L’hybride a été quand même une idée pour switcher vers le full électrique ?

Exactement. Au début, on croyait qu’on pouvait switcher très rapidement vers le 100% électrique. Mais je pense qu’aujourd’hui, on n’est pas dans cette situation de transition. Loin de là, car l’hybride va s’installer pour une bonne durée. Et à ce niveau, les constructeurs sont en train de revenir sur leurs prévisions pour des approches plus raisonnables. Certes, l’électrique va arriver, mais beaucoup moins rapidement que ce qui a été prévu. Actuellement, la solution qui se veut plus judicieuse reste l’hybride et l’hybride rechargeable.

 

Selon vous, qu’est-ce qu’il faut maintenant pour promouvoir et développer les motorisations électrique et hybride au Maroc ?

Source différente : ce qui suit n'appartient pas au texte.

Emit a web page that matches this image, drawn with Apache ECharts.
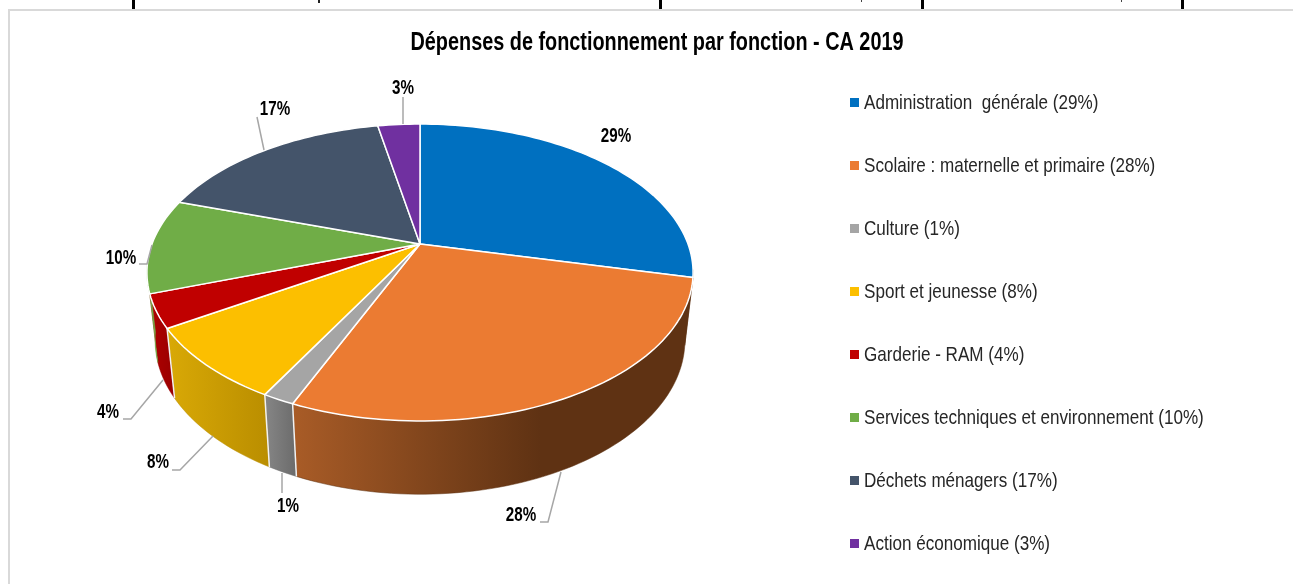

Je pense qu’aujourd’hui, il faut absolument développer le réseau des bornes de recharge qui accuse un grand retard chez nous au Maroc. Là effectivement, les pouvoirs publics peuvent infléchir cette tendance et agir pour que le réseau des bornes de recharge soit plus dense, disponible et plus accessible. C’est encore très important pour les voitures électriques, car si on n’a pas un réseau de recharge, on ne peut se déplacer librement. Ce qui existe aujourd’hui est largement insuffisant par rapport à ce qui se fait dans d’autres pays soucieux de développer la mobilité propre. Il faut aussi une parité sur l’essence et le diesel.     

 

Où en est la problématique de la tarification douanière à l’import des véhicules électrifiés ?

Il y a eu gain de cause grâce aux actions qui ont été menées par l’Association il y a plusieurs années. Aujourd’hui, sur les véhicules Full Hybride, Hybride rechargeable et l’électrique, les droits de douane ont été ramenés à 2,5%. Cette mesure douanière s’applique sur les VE en provenance des pays non-européens.

Concernant la TVA, nous continuons de nous mobiliser auprès de l’Etat.

Ce qu’il faut préciser c’est que le Maroc ne peut pas être détaché de ce qui se passe dans le monde. Actuellement, on est lié à des constructeurs mondiaux et les tendances envisagées par ces derniers affecteront le Maroc. Ce qui est déjà le cas. Le consommateur marocain commence à s’orienter vers l’électrique et l’hybride. La mouvance est là, mais le rythme reste long à cause d’un certain nombre de contraintes structurelles.